Let $H \leqslant G$ a subgroup of a group $G$ with following condition:
$H = \{ g \in G \vert g^{-1} = g \}$
Now I should show, that this is a subgroup of $G$. So far so easy. If I apply this to the permutation group $S_3$, it won't work anymore. E.g. let the two maps
$p_1 = \left(\begin{array}{3,2} 1 & 2 & 3 \\ 2 & 1 & 3\\ \end{array} \right)$ and $p_2 = \left(\begin{array}{3,2} 1 & 2 & 3 \\ 1 & 3 & 2\\ \end{array} \right)$
Both maps are the inverse element of itself, thus the condition would be true. But if we connect those maps, it will result following map:
$p_1 \circ p_2 = \left( \begin{array}{3,2} 1 & 2 & 3 \\ 2 & 3 & 1\\ \end{array} \right)$
This map is not inverse to itself, therefore it is not in $H$. This implies that the group is not closed and not a subgroup by definition. How is this possible?
If we assume that $H$ is a subgroup and take two arbitrary elements $g, h\in H$, then we get $$ (gh)(gh) = e\\ ghghh = h\\ ghg = h\\ ghgg = hg\\ gh = hg $$ which means that $g$ and $h$ commutes.

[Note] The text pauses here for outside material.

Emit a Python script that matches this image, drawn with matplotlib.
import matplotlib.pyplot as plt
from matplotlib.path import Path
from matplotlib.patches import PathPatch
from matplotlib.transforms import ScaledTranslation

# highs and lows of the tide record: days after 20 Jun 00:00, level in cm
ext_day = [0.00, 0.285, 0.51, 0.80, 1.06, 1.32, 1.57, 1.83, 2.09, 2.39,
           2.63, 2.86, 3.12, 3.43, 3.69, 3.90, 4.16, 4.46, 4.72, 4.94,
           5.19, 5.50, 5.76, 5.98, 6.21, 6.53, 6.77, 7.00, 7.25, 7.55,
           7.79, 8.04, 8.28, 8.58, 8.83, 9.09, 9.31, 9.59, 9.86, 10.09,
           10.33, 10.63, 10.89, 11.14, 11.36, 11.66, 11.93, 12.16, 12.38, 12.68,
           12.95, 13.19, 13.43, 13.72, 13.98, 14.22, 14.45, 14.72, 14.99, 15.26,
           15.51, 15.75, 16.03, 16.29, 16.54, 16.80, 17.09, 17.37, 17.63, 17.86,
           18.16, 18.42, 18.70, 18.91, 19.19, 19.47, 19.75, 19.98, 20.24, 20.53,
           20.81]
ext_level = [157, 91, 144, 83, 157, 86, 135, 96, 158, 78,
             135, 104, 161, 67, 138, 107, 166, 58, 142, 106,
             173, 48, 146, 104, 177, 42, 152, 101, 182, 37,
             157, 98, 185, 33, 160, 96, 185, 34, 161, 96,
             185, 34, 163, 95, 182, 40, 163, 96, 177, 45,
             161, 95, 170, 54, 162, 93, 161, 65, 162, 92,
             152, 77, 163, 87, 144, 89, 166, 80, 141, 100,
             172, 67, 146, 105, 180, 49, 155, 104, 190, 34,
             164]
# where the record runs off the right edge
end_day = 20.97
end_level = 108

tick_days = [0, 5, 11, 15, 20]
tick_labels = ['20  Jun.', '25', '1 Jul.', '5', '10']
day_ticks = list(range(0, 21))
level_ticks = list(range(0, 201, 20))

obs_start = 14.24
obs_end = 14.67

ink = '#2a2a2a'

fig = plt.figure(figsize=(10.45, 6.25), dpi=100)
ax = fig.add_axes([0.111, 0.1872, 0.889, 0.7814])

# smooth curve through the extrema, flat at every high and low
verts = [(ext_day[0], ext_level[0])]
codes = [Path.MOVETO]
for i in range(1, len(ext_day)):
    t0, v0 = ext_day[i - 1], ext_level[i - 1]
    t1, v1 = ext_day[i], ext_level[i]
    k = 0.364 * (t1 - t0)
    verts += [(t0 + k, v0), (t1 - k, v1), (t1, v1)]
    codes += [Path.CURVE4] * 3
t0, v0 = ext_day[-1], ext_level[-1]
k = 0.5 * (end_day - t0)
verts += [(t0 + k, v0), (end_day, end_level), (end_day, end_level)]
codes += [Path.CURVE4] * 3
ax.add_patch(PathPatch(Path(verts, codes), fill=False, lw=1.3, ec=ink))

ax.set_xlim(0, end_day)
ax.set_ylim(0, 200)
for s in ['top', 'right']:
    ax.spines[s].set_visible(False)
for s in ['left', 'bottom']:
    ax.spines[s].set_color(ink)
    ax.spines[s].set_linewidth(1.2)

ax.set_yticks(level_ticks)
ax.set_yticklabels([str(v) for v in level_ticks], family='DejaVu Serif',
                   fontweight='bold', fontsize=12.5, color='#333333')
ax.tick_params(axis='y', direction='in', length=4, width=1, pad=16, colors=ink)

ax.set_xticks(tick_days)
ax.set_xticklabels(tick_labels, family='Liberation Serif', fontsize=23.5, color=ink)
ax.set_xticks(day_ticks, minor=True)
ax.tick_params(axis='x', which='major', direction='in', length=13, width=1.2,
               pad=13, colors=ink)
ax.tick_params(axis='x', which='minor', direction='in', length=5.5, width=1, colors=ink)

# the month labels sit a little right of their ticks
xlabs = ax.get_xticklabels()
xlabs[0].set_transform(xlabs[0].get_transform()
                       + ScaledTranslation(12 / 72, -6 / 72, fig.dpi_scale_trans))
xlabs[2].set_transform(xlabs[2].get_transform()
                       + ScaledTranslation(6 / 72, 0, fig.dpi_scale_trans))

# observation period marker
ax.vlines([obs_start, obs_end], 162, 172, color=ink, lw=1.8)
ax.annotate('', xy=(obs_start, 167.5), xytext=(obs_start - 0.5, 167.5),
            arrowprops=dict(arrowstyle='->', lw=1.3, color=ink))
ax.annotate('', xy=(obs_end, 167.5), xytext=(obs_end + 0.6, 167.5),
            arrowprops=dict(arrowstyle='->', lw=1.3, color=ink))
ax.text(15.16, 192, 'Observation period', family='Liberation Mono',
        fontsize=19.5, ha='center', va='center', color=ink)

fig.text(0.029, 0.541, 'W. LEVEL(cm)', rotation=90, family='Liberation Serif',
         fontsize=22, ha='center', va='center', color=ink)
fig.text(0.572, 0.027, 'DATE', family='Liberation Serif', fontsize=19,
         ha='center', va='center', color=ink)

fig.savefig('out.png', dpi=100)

It turns out that this is exactly what decides whether $H$ is a subgroup or not: whether all elements of $H$ commute with all other elements of $H$. (We clearly have $e\in H$, and by definition of $H$ we also have $h\in H \implies h^{-1} \in H$, so the only thing that isn't automatically fulfilled is closure under multiplication.) This is trivially satisfied if $G$ is abelian, and it is not satisfied for $G = S_3$, as you have noted yourself.